Olson was joined by fellow committee members Bette McDonnell and Jim Shinners in making his presentation to the council. The discussion was prompted by a request from a group of coffee klatchers and friends of the late Dick Joynes earlier this year to put up a memorial flagpole in the park. Although the city’s park board unanimously approved the idea, city councilors didn’t support the plan, citing aesthetics and a need to adhere to existing guidelines for the addition of memorials to the waterfront park.
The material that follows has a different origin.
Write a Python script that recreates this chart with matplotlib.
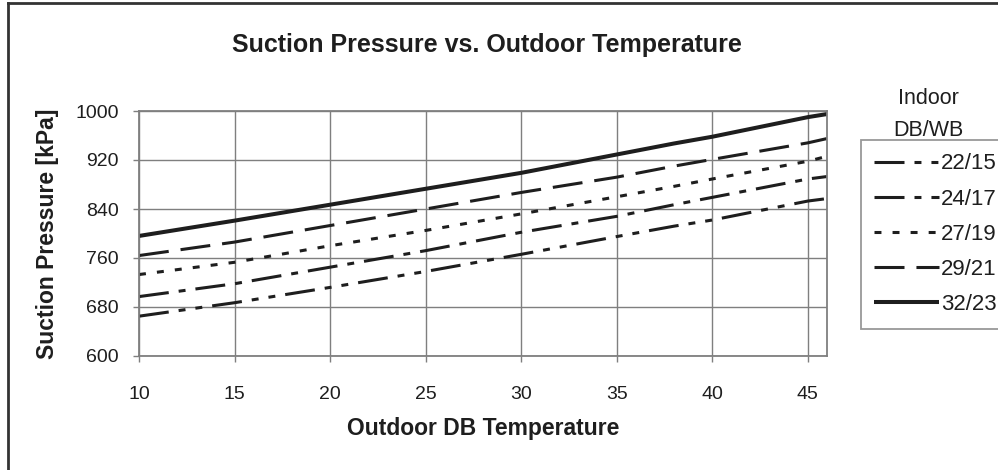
import matplotlib
matplotlib.use("Agg")
import matplotlib.pyplot as plt
from matplotlib.lines import Line2D

plt.rcParams['font.family'] = ['Liberation Sans', 'DejaVu Sans']
plt.rcParams['lines.scale_dashes'] = False

# outdoor DB temperature (C)
temps = [10, 15, 20, 25, 30, 35, 38, 40, 45, 46]

# suction pressure (kPa) for each indoor DB/WB condition
p_22_15 = [665, 687, 712, 738, 766, 795, 812, 822, 853, 857]
p_24_17 = [697, 718, 745, 772, 802, 828, 847, 859, 889, 893]
p_27_19 = [733, 753, 780, 805, 832, 860, 877, 889, 918, 926]
p_29_21 = [764, 786, 813, 840, 867, 892, 910, 921, 948, 955]
p_32_23 = [796, 821, 847, 873, 899, 929, 947, 958, 990, 995]

labels = ['22/15', '24/17', '27/19', '29/21', '32/23']
series = [p_22_15, p_24_17, p_27_19, p_29_21, p_32_23]
styles = [(0, (21.6, 7.2, 5, 7.2, 5, 7.2)),
          (0, (21.6, 7.2, 5, 7.2)),
          (0, (5, 8)),
          (0, (21.6, 8.6)),
          '-']
widths = [2.2, 2.2, 2.2, 2.2, 2.9]

col = '#1e1e1e'
gray = '#7f7f7f'

fig = plt.figure(figsize=(9.98, 4.70), dpi=100)
ax = fig.add_axes([139/998, 1-356/470, (827-139)/998, (356-111)/470])

for y, lab, ls, lw in zip(series, labels, styles, widths):
    ax.plot(temps, y, color=col, linestyle=ls, linewidth=lw, label=lab,
            dash_capstyle='butt', solid_capstyle='butt')

ax.set_xlim(10, 46)
ax.set_ylim(600, 1000)
ax.set_xticks(range(10, 46, 5))
ax.set_yticks(range(600, 1001, 80))
ax.grid(True, color=gray, linewidth=1)
ax.set_axisbelow(True)
for s in ax.spines.values():
    s.set_color(gray)
    s.set_linewidth(1.3)
ax.tick_params(direction='out', length=4.5, width=1, color=gray,
               labelsize=14, labelcolor=col)
ax.tick_params(axis='x', pad=17)
ax.tick_params(axis='y', pad=10)

ax.set_xlabel('Outdoor DB Temperature', fontsize=16.5, fontweight='bold',
              color=col, labelpad=10)
ax.set_ylabel('Suction Pressure [kPa]', fontsize=16.5, fontweight='bold',
              color=col, labelpad=12)
fig.text(487/998, 1-45/470, 'Suction Pressure vs. Outdoor Temperature',
         ha='center', va='center', fontsize=18, fontweight='bold', color=col)

leg = ax.legend(loc='upper left', bbox_to_anchor=(861/998, 1-140/470),
                bbox_transform=fig.transFigure, borderaxespad=0,
                fontsize=16, frameon=True, fancybox=False,
                handlelength=2.9, handletextpad=0.1, labelspacing=0.64,
                borderpad=0.6)
leg.get_frame().set_edgecolor(gray)
leg.get_frame().set_linewidth(1.3)
for t in leg.get_texts():
    t.set_color(col)

fig.text(928/998, 1-98/470, 'Indoor', ha='center', va='center',
         fontsize=15.5, color=col)
fig.text(928/998, 1-130/470, 'DB/WB', ha='center', va='center',
         fontsize=15.5, color=col)

# outer border of the chart area (right and bottom are cut off)
fig.add_artist(Line2D([8/998, 8/998], [0, 1-3/470], transform=fig.transFigure,
                      color='#333333', linewidth=2))
fig.add_artist(Line2D([8/998, 1], [1-3/470, 1-3/470], transform=fig.transFigure,
                      color='#333333', linewidth=2))

fig.savefig('out.png', dpi=100)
Those guidelines only allow small plaques on teak benches at a cost of $5,000, or a plaque on a wall bench for $750. To date, five teak benches and more than a dozen concrete bench plaques have been sold.
There were also some questions about the rules and regulations laid out by the state Department of Natural Resources in order to comply with the terms of a conservation easement and restrictions that were placed on the site when the city acquired it about 10 years ago.
Subsequently, spokesman Park Johnson told the News-
Herald
last week that the group
” withdrew its flagpole request and will instead consider other options to memorialize their friend.
Olson told council that the committee members agree that aesthetic guidelines should have been included in the park’s final plan, especially for artwork and memorials. “We didn’t want to make it morbid, like a cemetery— we wanted to keep it out of that realm,” Olson said of the memorials. The committee also had some recommendations for art, preferring to emphasize the park’s broad open expanse by limiting and focusing on the existing vertical elements, such as the Bear Tree, lighthouse and trees, rather than adding or allowing more. In fact, Olson recalled, “Not one of us on the committee was in favor of having a flagpole.”
McDonnell agreed that the committee could have done a more thorough job. “The park board does need some parameters. There is nothing to go by in black-and-white,” she said. “It’s not fair to them.”
Shinners said the next project for Harbor Park should be completion of a pavilion tent that would be used for festivals and other special occasions. “We need a shaded spot in the park, but the budget just didn’t allow us to do that,” he said.
The group proposed to council that a public arts commission be created to come up with better guidelines and eliminate confusion in the future when requests are made — not just in Harbor Park, but also on any public land. “We can work together to appoint an oversight committee,” explained Shinners. “It can be just three, four or five members, and they’d meet only when a proposal is made.”
Councilors seemed to be in agreement that the idea was a good one, and will place the item on a future agenda for more consideration.
In other business:
. B.M.A. Construction of Grand Marais, low bidder, was
awarded the contract to repair the storm-damaged roof and interior walls at the municipal swimming pool at a cost of $88,200; the city must pay a $10,000 deductible, but the remainder will be covered by insurance. Work entails tearing off all remaining roofing; installing new roof insulation and rubber roofing; and replacing a portion of the interior insulation and all of the paneling on the west wall, and a
portion of the east wall where water entered. It is estimated
the job will take at least a month to complete.
. Park Manager Dave Tersteeg said after the repair work is
done, the pool would be drained, cleaned and have annual
maintenance performed. The Minnesota Department of
Health will inspect the pool before its opening.
. Council approved a permit request from the Chamber
of Commerce to hold the Christmas parade Nov. 23. See
details in the ad on page A15.
. Council supported, on first reading, a planning commission
recommendation to rezone several properties on Seventh and Eighth avenues west from Commercial Industrial to Commercial-Residential Mixed Use. Councilors and planning commissioners said they believed the Mixed Use category was more appropriate for the area.